• [WRITTEN EXERCISE]: Gather the lines from the material that contain "page".

((

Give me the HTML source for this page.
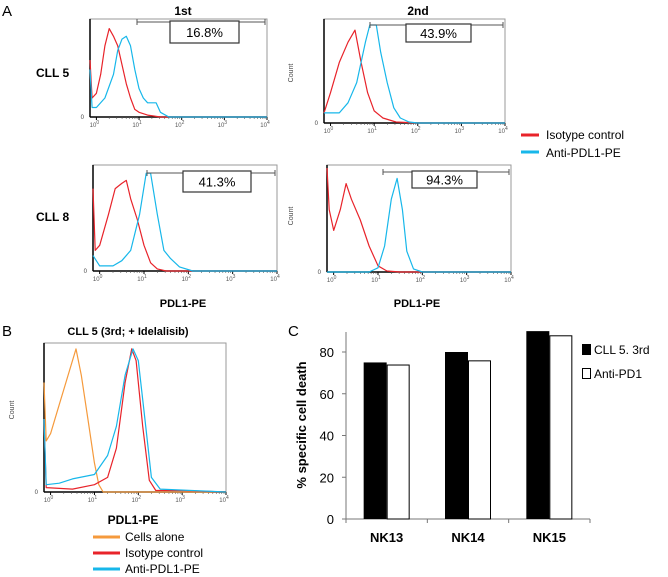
<!DOCTYPE html>
<html><head><meta charset="utf-8"><style>
body{margin:0;background:#fff}
svg{display:block;font-family:"Liberation Sans",sans-serif}
.b{font-weight:bold}
</style></head><body>
<svg id="s" width="668" height="577" viewBox="0 0 668 577">
<text x="2" y="16" font-size="15">A</text>
<text x="183" y="15" font-size="12" class="b" text-anchor="middle">1st</text>
<text x="418" y="15" font-size="12" class="b" text-anchor="middle">2nd</text>
<text x="36" y="77" font-size="12" class="b">CLL 5</text>
<text x="36" y="221" font-size="12" class="b">CLL 8</text>
<text x="183" y="307" font-size="11" class="b" text-anchor="middle">PDL1-PE</text>
<text x="417" y="307" font-size="11" class="b" text-anchor="middle">PDL1-PE</text>
<text x="293" y="73" font-size="7" fill="#444" transform="rotate(-90 293 73)" text-anchor="middle">Count</text>
<text x="293" y="216" font-size="7" fill="#444" transform="rotate(-90 293 216)" text-anchor="middle">Count</text>
<line x1="521" y1="135" x2="539" y2="135" stroke="#e8232a" stroke-width="3"/>
<text x="546" y="139" font-size="12">Isotype control</text>
<line x1="521" y1="152" x2="539" y2="152" stroke="#17b7ea" stroke-width="3"/>
<text x="546" y="157" font-size="12">Anti-PDL1-PE</text>

<text x="2" y="336" font-size="15">B</text>
<text x="128" y="335" font-size="11" class="b" text-anchor="middle">CLL 5 (3rd; + Idelalisib)</text>
<text x="14" y="410" font-size="7" fill="#444" transform="rotate(-90 14 410)" text-anchor="middle">Count</text>
<text x="133" y="524" font-size="12" class="b" text-anchor="middle">PDL1-PE</text>
<line x1="93" y1="537" x2="120" y2="537" stroke="#f59a3c" stroke-width="3"/>
<text x="125" y="541" font-size="12">Cells alone</text>
<line x1="93" y1="553" x2="120" y2="553" stroke="#e8232a" stroke-width="3"/>
<text x="125" y="557" font-size="12">Isotype control</text>
<line x1="93" y1="569" x2="120" y2="569" stroke="#17b7ea" stroke-width="3"/>
<text x="125" y="573" font-size="12">Anti-PDL1-PE</text>

<text x="288" y="336" font-size="15">C</text>
<text x="306" y="425" font-size="13" class="b" transform="rotate(-90 306 425)" text-anchor="middle">% specific cell death</text>
<rect x="582" y="344" width="9" height="11" fill="#000"/>
<text x="594" y="354" font-size="12">CLL 5. 3rd</text>
<rect x="582.5" y="368.5" width="8" height="10" fill="#fff" stroke="#000"/>
<text x="594" y="378" font-size="12">Anti-PD1</text>
</svg>
<script>
// Histogram data: [log10 intensity, fraction of max]
const a1Red=[[-0.15,0.6],[-0.1,0.2],[0,0.25],[0.1,0.45],[0.2,0.75],[0.3,0.93],[0.4,0.85],[0.5,0.75],[0.6,0.55],[0.7,0.35],[0.8,0.2],[0.9,0.08],[1.0,0.05],[1.2,0.02],[1.5,0],[4,0]];
const a1Cyan=[[-0.15,0.5],[-0.1,0.1],[0,0.1],[0.2,0.2],[0.4,0.45],[0.5,0.7],[0.6,0.82],[0.7,0.85],[0.8,0.75],[0.9,0.5],[1.0,0.3],[1.1,0.2],[1.2,0.15],[1.4,0.15],[1.5,0.05],[1.7,0],[4,0]];
const a2Red=[[-0.15,0.1],[0,0.3],[0.2,0.6],[0.4,0.8],[0.56,0.92],[0.7,0.6],[0.85,0.3],[1,0.12],[1.2,0.05],[1.5,0.01],[2,0],[4,0]];
const a2Cyan=[[-0.15,0.1],[0,0.1],[0.2,0.1],[0.4,0.2],[0.6,0.4],[0.8,0.8],[0.9,0.97],[1.05,0.97],[1.15,0.7],[1.3,0.4],[1.45,0.15],[1.6,0.05],[1.8,0.01],[2,0],[4,0]];
const a3Red=[[-0.15,0.8],[-0.1,0.2],[0,0.25],[0.2,0.55],[0.35,0.8],[0.5,0.85],[0.6,0.88],[0.7,0.7],[0.85,0.5],[1.0,0.25],[1.15,0.08],[1.3,0.02],[1.5,0],[4,0]];
const a3Cyan=[[-0.15,0.15],[0,0.05],[0.3,0.05],[0.5,0.1],[0.7,0.2],[0.9,0.55],[1.05,0.95],[1.15,0.95],[1.3,0.55],[1.45,0.2],[1.6,0.12],[1.8,0.04],[2.1,0],[4,0]];
const a4Red=[[-0.15,1.0],[-0.1,0.6],[0,0.4],[0.15,0.6],[0.28,0.85],[0.4,0.7],[0.6,0.5],[0.8,0.25],[1.0,0.06],[1.2,0.01],[1.5,0],[4,0]];
const a4Cyan=[[-0.15,0],[0.8,0],[1.0,0.04],[1.15,0.25],[1.3,0.7],[1.43,0.9],[1.55,0.6],[1.65,0.2],[1.8,0.03],[2,0],[4,0]];
const bOrange=[[-0.15,0.75],[-0.1,0.35],[0,0.4],[0.2,0.6],[0.4,0.8],[0.58,0.98],[0.7,0.8],[0.85,0.5],[1.0,0.2],[1.1,0.05],[1.2,0],[4,0]];
const bRed=[[-0.15,0.5],[-0.1,0.03],[0.5,0.02],[1.0,0.05],[1.3,0.1],[1.5,0.3],[1.7,0.75],[1.85,0.98],[1.95,0.9],[2.1,0.45],[2.25,0.08],[2.4,0.01],[3,0.01],[4,0]];
const bCyan=[[-0.15,0.5],[-0.1,0.05],[0.2,0.06],[0.5,0.09],[1.0,0.12],[1.3,0.25],[1.5,0.45],[1.7,0.8],[1.88,0.98],[2.0,0.9],[2.15,0.5],[2.3,0.1],[2.5,0.02],[4,0]];
const gateLabels=["16.8%","43.9%","41.3%","94.3%"];
const decadeLabels=["0","1","2","3","4"];
// Bar chart data
const categories=["NK13","NK14","NK15"];
const cllValues=[75,80,90];
const antiValues=[74,76,88];
const yTicks=[0,20,40,60,80];

const NS="http://www.w3.org/2000/svg";
const svg=document.getElementById('s');
function mk(tag,attrs,parent){const e=document.createElementNS(NS,tag);for(const k in attrs)e.setAttribute(k,attrs[k]);(parent||svg).appendChild(e);return e;}

function hist(name,p,series,gate){
  const g=mk('g',{});
  
  
  const xs=l=>p.x0+(l+0.15)/4.15*(p.x1-p.x0);
  const ys=f=>p.yb-f*(p.yb-p.yt);
  const fr=mk('rect',{x:p.x0,y:p.yt-3,width:p.x1-p.x0,height:p.yb-p.yt+3,fill:'none',stroke:'#999','stroke-width':1},g);
  
  
  mk('line',{x1:p.x0,y1:p.yt-3,x2:p.x0,y2:p.yb,stroke:'#000','stroke-width':1.5},g);
  mk('line',{x1:p.x0,y1:p.yb,x2:p.x1,y2:p.yb,stroke:'#000','stroke-width':1.5},g);
  const z=mk('text',{x:p.x0-6,y:p.yb+2,'font-size':6,fill:'#444','text-anchor':'end'},g);z.textContent='0';
  
  
  decadeLabels.forEach((d,i)=>{
    const x=xs(i);
    mk('line',{x1:x,y1:p.yb,x2:x,y2:p.yb+3,stroke:'#000'},g);
    for(let m=2;m<10&&i<4;m++){const xm=xs(i+Math.log10(m));mk('line',{x1:xm,y1:p.yb,x2:xm,y2:p.yb+2,stroke:'#555','stroke-width':0.6},g);}
    const t=mk('text',{x:x-2,y:p.yb+10,'font-size':6,fill:'#555','text-anchor':'middle'},g);
    t.textContent='10';
    
    
    const s=mk('tspan',{dy:-3,'font-size':5},t);s.textContent=d;
  });
  series.forEach(([data,col,sn])=>{
    const pl=mk('polyline',{points:data.map(d=>xs(d[0]).toFixed(1)+','+ys(d[1]).toFixed(1)).join(' '),fill:'none',stroke:col,'stroke-width':1.2,'stroke-linejoin':'round'},g);
    
    
  });
  if(gate){
    const gl=mk('g',{},g);
    
    
    mk('line',{x1:gate.g0,y1:gate.gy,x2:p.x1-2,y2:gate.gy,stroke:'#555'},gl);
    mk('line',{x1:gate.g0,y1:gate.gy-3,x2:gate.g0,y2:gate.gy+3,stroke:'#555'},gl);
    mk('line',{x1:p.x1-2,y1:gate.gy-3,x2:p.x1-2,y2:gate.gy+3,stroke:'#555'},gl);
    const r=mk('rect',{x:gate.bx,y:gate.by,width:gate.bw,height:gate.bh,fill:'#fff',stroke:'#333','stroke-width':1.2},g);
    
    
    const t=mk('text',{x:gate.bx+gate.bw/2,y:gate.by+gate.bh/2+5,'font-size':13,'text-anchor':'middle'},g);
    t.textContent=gate.label;
    
    
  }
}
const R='#e8232a',C='#17b7ea',O='#f59a3c';
hist('histogram-cll5-1st',{x0:90,x1:267,yt:22,yb:117},[[a1Red,R,'isotype-curve'],[a1Cyan,C,'anti-pdl1-curve']],{g0:137,gy:22,bx:170,by:21,bw:69,bh:22,label:gateLabels[0]});
hist('histogram-cll5-2nd',{x0:324,x1:505,yt:22,yb:123},[[a2Red,R,'isotype-curve'],[a2Cyan,C,'anti-pdl1-curve']],{g0:370,gy:25,bx:406,by:24,bw:65,bh:18,label:gateLabels[1]});
hist('histogram-cll8-1st',{x0:93,x1:277,yt:168,yb:271},[[a3Red,R,'isotype-curve'],[a3Cyan,C,'anti-pdl1-curve']],{g0:147,gy:173,bx:183,by:171,bw:68,bh:21,label:gateLabels[2]});
hist('histogram-cll8-2nd',{x0:327,x1:511,yt:168,yb:272},[[a4Red,R,'isotype-curve'],[a4Cyan,C,'anti-pdl1-curve']],{g0:383,gy:172,bx:412,by:171,bw:65,bh:17,label:gateLabels[3]});
hist('histogram-cll5-3rd',{x0:44,x1:226,yt:346,yb:492},[[bOrange,O,'cells-alone-curve'],[bRed,R,'isotype-curve'],[bCyan,C,'anti-pdl1-curve']],null);

// Bar chart
const bc=mk('g',{});


const ax0=346,ax1=590,yb=519,yTop80=352;
const yS=v=>yb-v*(yb-yTop80)/80;
const catW=(ax1-ax0)/categories.length;
mk('line',{x1:ax0,y1:332,x2:ax0,y2:yb,stroke:'#777'},bc);
mk('line',{x1:ax0,y1:yb,x2:ax1,y2:yb,stroke:'#777'},bc);
yTicks.forEach(v=>{
  mk('line',{x1:ax0-4,y1:yS(v),x2:ax0,y2:yS(v),stroke:'#777'},bc);
  const t=mk('text',{x:ax0-12,y:yS(v)+5,'font-size':13,'text-anchor':'end'},bc);
  t.textContent=v;
  
  
});
for(let i=0;i<=categories.length;i++){const x=ax0+i*catW;mk('line',{x1:x,y1:yb,x2:x,y2:yb+4,stroke:'#777'},bc);}
categories.forEach((c,i)=>{
  const cx=ax0+catW*(i+0.5);
  const bw=23;
  const b1=mk('rect',{x:cx-bw,y:yS(cllValues[i]),width:bw,height:yb-yS(cllValues[i]),fill:'#000'},bc);
  
  
  const b2=mk('rect',{x:cx+0.5,y:yS(antiValues[i])+0.5,width:bw-1,height:yb-yS(antiValues[i])-0.5,fill:'#fff',stroke:'#000','stroke-width':1},bc);
  
  
  const t=mk('text',{x:cx,y:yb+23,'font-size':13,'font-weight':'bold','text-anchor':'middle'},bc);
  t.textContent=c;
  
  
});
</script>
</body></html>
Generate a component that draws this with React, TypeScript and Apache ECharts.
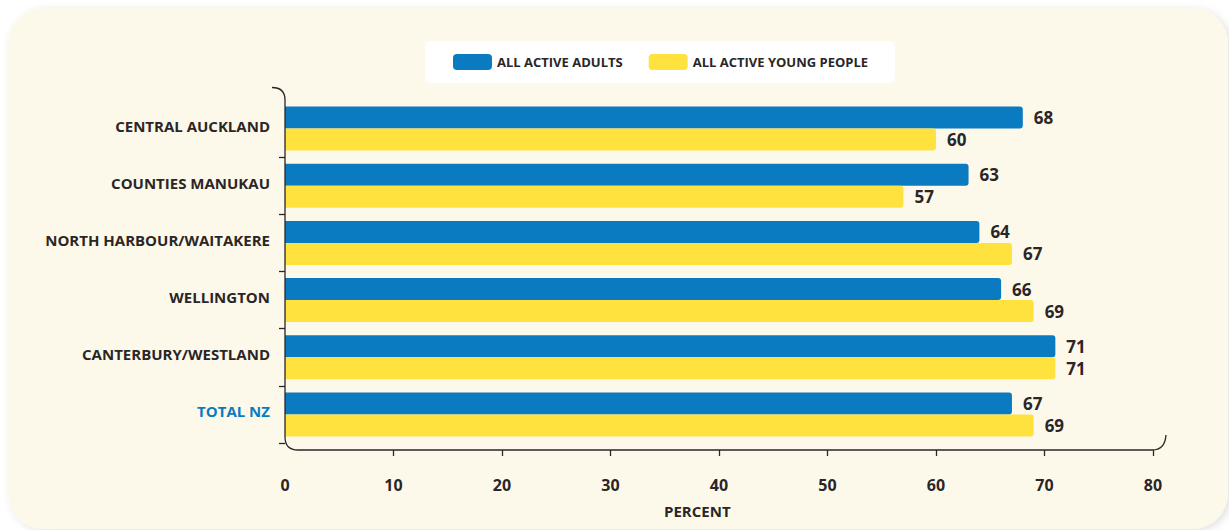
import React, { useEffect, useRef } from "react";
import * as echarts from "echarts";

const categories = [
  "CENTRAL AUCKLAND",
  "COUNTIES MANUKAU",
  "NORTH HARBOUR/WAITAKERE",
  "WELLINGTON",
  "CANTERBURY/WESTLAND",
  "TOTAL NZ",
];
const adults = [68, 63, 64, 66, 71, 67];
const young = [60, 57, 67, 69, 71, 69];
const xTicks = [10, 20, 30, 40, 50, 60, 70, 80];
const seriesNames = ["ALL ACTIVE ADULTS", "ALL ACTIVE YOUNG PEOPLE"];

const FONT = "'Open Sans', 'Noto Sans', sans-serif";
const TEXT = "#2a2627";
const BLUE = "#0a7bc1";
const YELLOW = "#ffe23e";

const axisPath =
  "M272,87.5 Q285,87.5 285,100 L285,437 Q285,450 298,450 L1152,450 Q1165,450 1166,435";
echarts.graphic.registerShape(
  "axisFrame",
  echarts.graphic.extendPath(axisPath, {}) as any
);

export default function App() {
  const ref = useRef<HTMLDivElement>(null);
  useEffect(() => {
    if (!ref.current) return;
    const chart = echarts.init(ref.current, undefined, { renderer: "svg" });
    const valueLabel = {
      show: true,
      position: "right",
      distance: 11,
      fontFamily: FONT,
      fontWeight: "bold",
      fontSize: 17,
      color: TEXT,
    };
    chart.setOption({
      animation: false,
      backgroundColor: "#ffffff",
      graphic: [
        {
          type: "rect",
          z: -10,
          silent: true,
          shape: { x: 8, y: 8, width: 1220, height: 521, r: 36 },
          style: {
            fill: "#fdf9ea",
            shadowBlur: 8,
            shadowColor: "rgba(0,0,0,0.12)",
            shadowOffsetX: 3,
            shadowOffsetY: 2,
          },
        },
        {
          type: "axisFrame",
          x: 0,
          y: 0,
          z: 5,
          silent: true,
          style: { fill: "none", stroke: "#2a2627", lineWidth: 1.3 },
        },
        {
          type: "text",
          left: 664,
          top: 503,
          silent: true,
          style: {
            text: "PERCENT",
            font: `bold 15px ${FONT}`,
            fill: TEXT,
          },
        },
      ],
      legend: {
        left: 425,
        top: 41,
        data: seriesNames,
        icon: "roundRect",
        itemWidth: 39,
        itemHeight: 16,
        itemGap: 26,
        backgroundColor: "#ffffff",
        borderRadius: 6,
        padding: [13, 27, 13, 28],
        textStyle: {
          fontFamily: FONT,
          fontWeight: "bold",
          fontSize: 13,
          color: TEXT,
        },
      },
      grid: { left: 285, right: 76, top: 100, bottom: 87, containLabel: false },
      xAxis: {
        type: "value",
        min: 0,
        max: 80,
        interval: 10,
        offset: 7,
        axisLine: { show: false },
        splitLine: { show: false },
        axisTick: {
          show: true,
          length: 6,
          customValues: xTicks,
          lineStyle: { color: "#2a2627", width: 1.3 },
        },
        axisLabel: {
          margin: 27,
          fontFamily: FONT,
          fontWeight: "bold",
          fontSize: 16,
          color: TEXT,
        },
      },
      yAxis: {
        type: "category",
        data: categories,
        inverse: true,
        axisLine: { show: false },
        axisTick: {
          show: true,
          length: 6,
          interval: (i: number) => i !== 0,
          lineStyle: { color: "#2a2627", width: 1.3 },
        },
        axisLabel: {
          margin: 15,
          verticalAlign: "bottom",
          lineHeight: 6,
          fontFamily: FONT,
          fontWeight: "bold",
          fontSize: 15,
          color: (v: string) => (v === "TOTAL NZ" ? BLUE : TEXT),
        },
      },
      series: [
        {
          name: seriesNames[0],
          type: "bar",
          data: adults,
          barWidth: 22,
          barGap: "0%",
          itemStyle: { color: BLUE, borderRadius: [0, 3, 3, 0] },
          label: valueLabel,
        },
        {
          name: seriesNames[1],
          type: "bar",
          data: young,
          barWidth: 22,
          itemStyle: { color: YELLOW, borderRadius: [0, 3, 3, 0] },
          label: valueLabel,
        },
      ],
    });
    return () => chart.dispose();
  }, []);
  return (
    <div
      ref={ref}
      style={{ position: "fixed", left: 0, top: 0, width: 1229, height: 530 }}
    />
  );
}
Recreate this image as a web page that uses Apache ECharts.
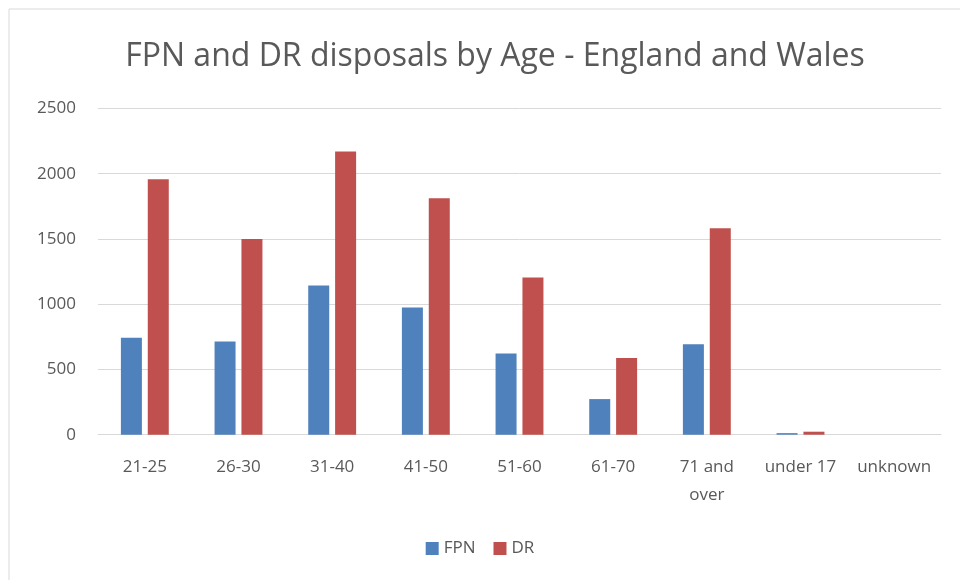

))

• [CORRECT OUTPUT]:
Give me the HTML source for this page.
Recreate this image as a web page that uses Apache ECharts.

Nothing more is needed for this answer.